Slippery subject

February 2015
Filed under: Oak Ridge
University of Texas researchers are out to improve computational models of ice sheets by refining estimates of basal friction: how much rocks and earth slow the sheet’s movement.
These visualizations show ice flow velocity at the surface from satellite observations (top) and as reconstructed from parameters derived by solving the inverse problem. The scale is kilometers per year. The inverse reconstruction most closely matches reality in the critical coastal areas. (Tobin Isaac, University of Texas.)

tisaac_slide 13 observations These visualizations show ice flow velocity at the surface from satellite observations (top) and as reconstructed from parameters derived by solving the inverse problem. The scale is kilometers per year. The inverse reconstruction most closely matches reality in the critical coastal areas. (Tobin Isaac, University of Texas.)

 

Climate models are thin on ice. Simulations to predict the impact of climate change are weak in how they portray the flow of polar ice sheets into oceans. Land ice models have been subject to so much uncertainty that in its 2007 Fourth Assessment Report the Intergovernmental Panel on Climate Change said they were too ambiguous to permit reliable predictions of how much ice sheets would contribute to rising sea levels.

Much of the uncertainty arises from input parameters that are difficult, if not impossible, to measure. Researchers can only estimate how much these forces affect ice sheet movement and how much weight to give them in simulations.

One such parameter is basal friction: the resistance to movement at the ice sheet’s base, where it grinds against rocks and earth. “It has a big effect on our predictions,” says Tobin Isaac, a computational and applied mathematics doctoral student at the University of Texas at Austin.

Isaac and other researchers are getting a grip on this unseen parameter. They take observations ­– satellite measurements of Antarctic ice sheet velocity – and work backward to calculate the basal sliding force that led to them.

Issac and colleagues outline an approach to solve this virtually impossible problem and to calculate the results’ uncertainty in a paper posted online and in a talk Isaac delivered in New Orleans in November at SC14, the supercomputing conference. The method is scalable: The number of steps it takes grows only slightly with the number of variables and parameters it includes.

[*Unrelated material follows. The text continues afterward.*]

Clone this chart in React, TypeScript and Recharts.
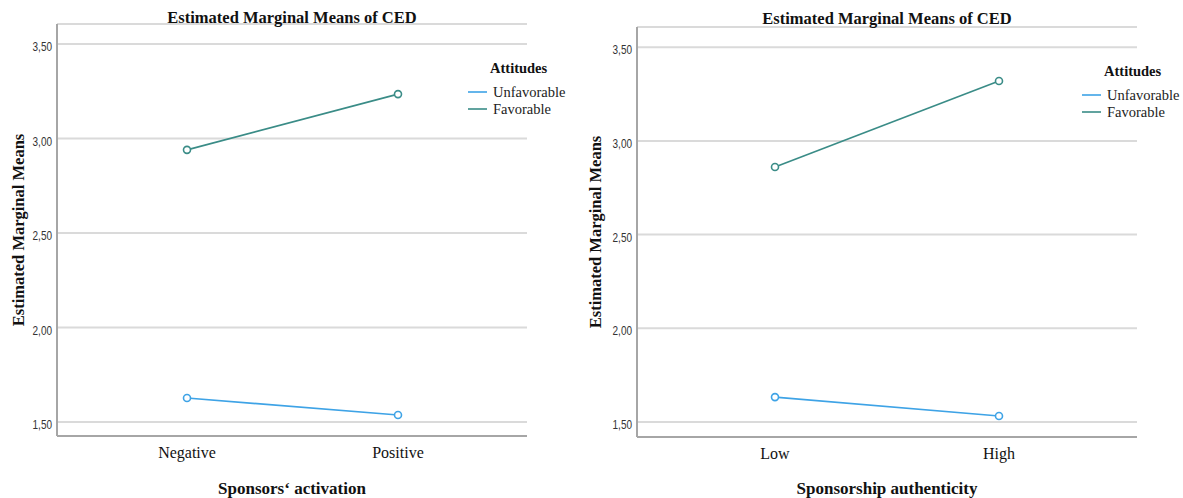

Among computational scientists, “having the parameters and simulating so you can compare results to observations is called the forward problem,” says Isaac, an alumnus of the Department of Energy Computational Science Graduate Fellowship (DOE CSGF). “Taking the observations and getting back at the parameters you need is the inverse problem.”

However, unseen parameters inferred from observations are bound to be somewhat uncertain. To make model predictions useful, researchers must account for that ambiguity in a process called uncertainty quantification (UQ). With UQ, “we can come to people and say ‘Our best models say this will happen, but this is the part of our prediction we’re most certain about and this is the part we’re less certain about.’”

Models cast a mesh of data points through the space they’re simulating, such as an ice sheet. Algorithms calculate the physical processes at each point. Taken together, they produce a picture, much like pixels produce a digital image. The closer the points are spaced, the more accurate the model is but the more computing it requires.

But “when you ask for a parameter field, you’re not asking for just one or two values,” Isaac says. “You’re asking for one or two values for this section of the ice sheet, one or two values for that section of the ice sheet. Depending on how big you make those sections, you could end up with a very large parameter set” – and an even larger problem. Each parameter adds a dimension to the space of choices algorithms must explore to find values that reproduce the observed data.